Revista de Avance
- Editor: Alejo Carpentier; José Zacarías Tallet; Martín Casanovas; Francisco Ichaso;
- Frequency: Biweekly; Monthly;
- Founder: Juan Marinello; Jorge Mañach; Martí Casanovas; Francisco Ichaso; Alejo Carpentier;
- Founded: 1927
- First issue: 15 March 1927
- Final issue Number: 15 September 1930 50
- Country: Cuba
- Based in: Havana
- Language: Spanish
- ISSN: 9964-083X
- OCLC: 960816015

= Revista de Avance =

Avant-garde magazine in Cuba (1927–1930)

Revista de Avance (Spanish: Advance Magazine) was a Cuban avant-garde magazine which existed between 1927 and 1930 in Havana. It was the media outlet of a group, minorism, which had been established in 1923 to support social and political change in Cuba. The magazine was described by Francine Masiello as "the most handsome product of avant-garde creative activity in Cuba and perhaps in Spanish." It functioned as a platform to gather the leading Cuban artists of the period.

==History and profile==
Revista de Avance was launched by Cuban artists who were members of the minorism group, including Juan Marinello, Jorge Mañach, Martí Casanovas, Francisco Ichaso and Alejo Carpentier, on 15 March 1927. In the first issue the editors announced the following: "We want movement, change, advancement, even in the magazine's name! And we want absolute independence-even from time!" In line with this statement the format of its title was changed each year. In addition, the year of the publication was also printed in the title as reflection of the progress of the movement over time. The goal of Revista de Avance was to reinforce "the new art in its diverse manifestations" and the "economic independence of Cuba". They opposed the American influence in the country and supported the Latin American unity. The magazine was headquartered in Havana. It was published biweekly until issue 18 and then it came out monthly.

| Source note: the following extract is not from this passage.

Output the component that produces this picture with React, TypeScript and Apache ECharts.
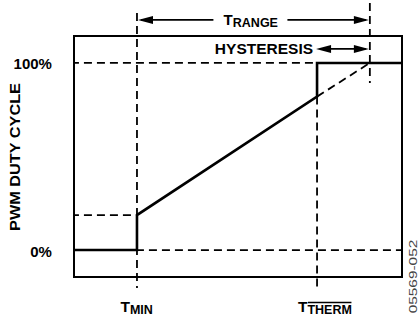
import React, { useEffect, useRef } from "react";
import * as echarts from "echarts";

// Characteristic temperatures (x axis units, 0..100 across the box)
const T_MIN = 19.2;
const T_THERM = 74.1;
const T_MAX = 90.2;
const X_RANGE = [0, 100];
const Y_RANGE = [-14.4, 114.4];

// PWM duty-cycle levels (%)
const DUTY_OFF = 0;
const DUTY_START = 18.7;
const DUTY_AT_THERM = 82;
const DUTY_FULL = 100;

// Solid duty-cycle curve
const dutyX = [0, T_MIN, T_MIN, T_THERM, T_THERM, 100];
const dutyY = [DUTY_OFF, DUTY_OFF, DUTY_START, DUTY_AT_THERM, DUTY_FULL, DUTY_FULL];

// Dashed guide segments [x1, y1, x2, y2]
const guideSegments = [
  [-4.9, DUTY_FULL, 100, DUTY_FULL],
  [-4.9, DUTY_OFF, 100, DUTY_OFF],
  [-4.9, DUTY_START, T_MIN, DUTY_START],
  [T_MIN, 126.7, T_MIN, -20.3],
  [T_THERM, DUTY_AT_THERM, T_THERM, -20.3],
  [T_MAX, 132, T_MAX, 89.3],
  [T_THERM, DUTY_AT_THERM, T_MAX, DUTY_FULL],
];

const yTickValues = [0, 100];
const yTickLabels = ["0%", "100%"];
const yAxisTitle = "PWM DUTY CYCLE";
const rangeLabel = ["T", "RANGE"];
const hystLabel = "HYSTERESIS";
const xTickValues = [T_MIN, T_THERM];
const xTickMain = ["T", "T"];
const xTickSub = ["MIN", "THERM"];
const figCode = "05569-052";

const RANGE_Y = 123;
const HYST_Y = 107.5;

const FONT = "'Liberation Sans', Arial, Helvetica, sans-serif";

export default function App() {
  const ref = useRef<HTMLDivElement>(null);
  useEffect(() => {
    if (!ref.current) return;
    const chart = echarts.init(ref.current, undefined, { renderer: "svg" });
    const guideSeries = guideSegments.map((s) => ({
      type: "line",
      data: [
        [s[0], s[1]],
        [s[2], s[3]],
      ],
      symbol: "none",
      clip: false,
      silent: true,
      lineStyle: { color: "#000", width: 1.8, type: [8, 5] },
      z: 2,
    }));
    chart.setOption({
      animation: false,
      backgroundColor: "#fff",
      grid: {
        left: 74,
        right: 18,
        top: 36,
        bottom: 45,
        show: true,
        borderColor: "#000",
        borderWidth: 2,
        backgroundColor: "transparent",
      },
      xAxis: {
        type: "value",
        min: X_RANGE[0],
        max: X_RANGE[1],
        show: false,
        splitLine: { show: false },
      },
      yAxis: {
        type: "value",
        min: Y_RANGE[0],
        max: Y_RANGE[1],
        show: false,
        splitLine: { show: false },
      },
      series: [
        ...guideSeries,
        {
          type: "line",
          data: dutyX.map((x, i) => [x, dutyY[i]]),
          symbol: "none",
          clip: false,
          silent: true,
          lineStyle: { color: "#000", width: 2.6, join: "miter" },
          z: 3,
        },
      ],
    });

    const px = (x: number, y: number) =>
      chart.convertToPixel({ gridIndex: 0 }, [x, y]) as number[];

    const arrowHead = (tx: number, ty: number, dir: number) => ({
      type: "polygon",
      shape: {
        points: [
          [tx, ty],
          [tx - dir * 15, ty - 4],
          [tx - dir * 15, ty + 4],
        ],
      },
      style: { fill: "#000" },
      z: 10,
    });
    const shaft = (x1: number, y1: number, x2: number, y2: number) => ({
      type: "line",
      shape: { x1, y1, x2, y2 },
      style: { stroke: "#000", lineWidth: 1.6 },
      z: 10,
    });
    const txt = (
      text: string,
      x: number,
      y: number,
      size: number,
      align: string,
      extra: any = {}
    ) => ({
      type: "text",
      x,
      y,
      z: 10,
      style: {
        text,
        fill: "#000",
        font: `bold ${size}px ${FONT}`,
        align,
        verticalAlign: "middle",
      },
      ...extra,
    });

    const graphics: any[] = [];

    // Y tick labels
    yTickValues.forEach((v, i) => {
      const p = px(-4.9, v);
      graphics.push(txt(yTickLabels[i], p[0] - 6, p[1] + 1, 15, "right"));
    });

    // Y axis title
    graphics.push(
      txt(yAxisTitle, 14.5, 157, 15.5, "center", { rotation: Math.PI / 2, scaleX: 1.05 })
    );

    // T_RANGE arrow
    const r1 = px(T_MIN, RANGE_Y);
    const r2 = px(T_MAX, RANGE_Y);
    const rm = (r1[0] + r2[0]) / 2;
    graphics.push(shaft(r1[0] + 4, r1[1], rm - 40, r1[1]));
    graphics.push(shaft(rm + 34, r1[1], r2[0] - 4, r1[1]));
    graphics.push(arrowHead(r1[0] + 1, r1[1], -1));
    graphics.push(arrowHead(r2[0] - 1, r2[1], 1));
    graphics.push(txt(rangeLabel[0], rm - 30, r1[1], 15, "left"));
    graphics.push(txt(rangeLabel[1], rm - 20.6, r1[1] + 3, 12.5, "left"));

    // Hysteresis arrow
    const h1 = px(T_THERM, HYST_Y);
    const h2 = px(T_MAX, HYST_Y);
    graphics.push(shaft(h1[0] + 4, h1[1], h2[0] - 4, h1[1]));
    graphics.push(arrowHead(h1[0] - 1, h1[1], -1));
    graphics.push(arrowHead(h2[0] - 1, h2[1], 1));
    graphics.push(txt(hystLabel, h1[0] - 4, h1[1], 15.5, "right"));

    // X labels
    xTickValues.forEach((v, i) => {
      const p = px(v, -14.4);
      const startX = i === 0 ? p[0] - 16.5 : p[0] - 19;
      const ty = p[1] + 29;
      graphics.push(txt(xTickMain[i], startX, ty, 15.5, "left"));
      const subX = startX + 9.4;
      graphics.push(txt(xTickSub[i], subX, ty + 3.5, 12.5, "left"));
      if (xTickSub[i] === "THERM") {
        graphics.push({
          type: "line",
          shape: { x1: subX + 0.5, y1: ty - 3.5, x2: subX + 44, y2: ty - 3.5 },
          style: { stroke: "#000", lineWidth: 1.3 },
          z: 10,
        });
      }
    });

    // Figure code
    graphics.push({
      type: "text",
      x: 413,
      y: 276.5,
      rotation: Math.PI / 2,
      scaleX: 1.4,
      z: 10,
      style: {
        text: figCode,
        fill: "#444",
        font: `11px ${FONT}`,
        align: "center",
        verticalAlign: "middle",
      },
    });

    chart.setOption({ graphic: graphics });
    return () => chart.dispose();
  }, []);
  return (
    <div
      style={{ position: "fixed", left: 0, top: 0, width: 420, height: 322, background: "#fff" }}
    >
      <div ref={ref} style={{ width: 420, height: 322 }} />
    </div>
  );
}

Alejo Carpentier was the editor of the magazine only in the first issue. He was succeeded by José Zacarías Tallet who edited the magazine until issue 27. Martín Casanovas served as co-editor until issue 10. Then Francisco Ichaso edited the magazine. Revista de Avance featured articles in distinct topics and had numerous contributors: Dámaso Alonso, Luis Araquistáin, Ramón Gómez de la Serna, Federico García Lorca, Guillermo de Torre, Ramón del Valle-Inclán, Jorge Luis Borges, Eugenio Florit, Mariano Brull, Waldo Frank, Curzio Malaparte, and Henri Barbusse. The sculptures, lithographs, and paintings by leading artists such as Jean Cocteau, Salvador Dalí, and Henri Matisse were also published in the magazine.

Revista de Avance folded following the publication of the issue 50 dated 15 September 1930. Throughout its lifetime it had a circulation of 3,000 copies.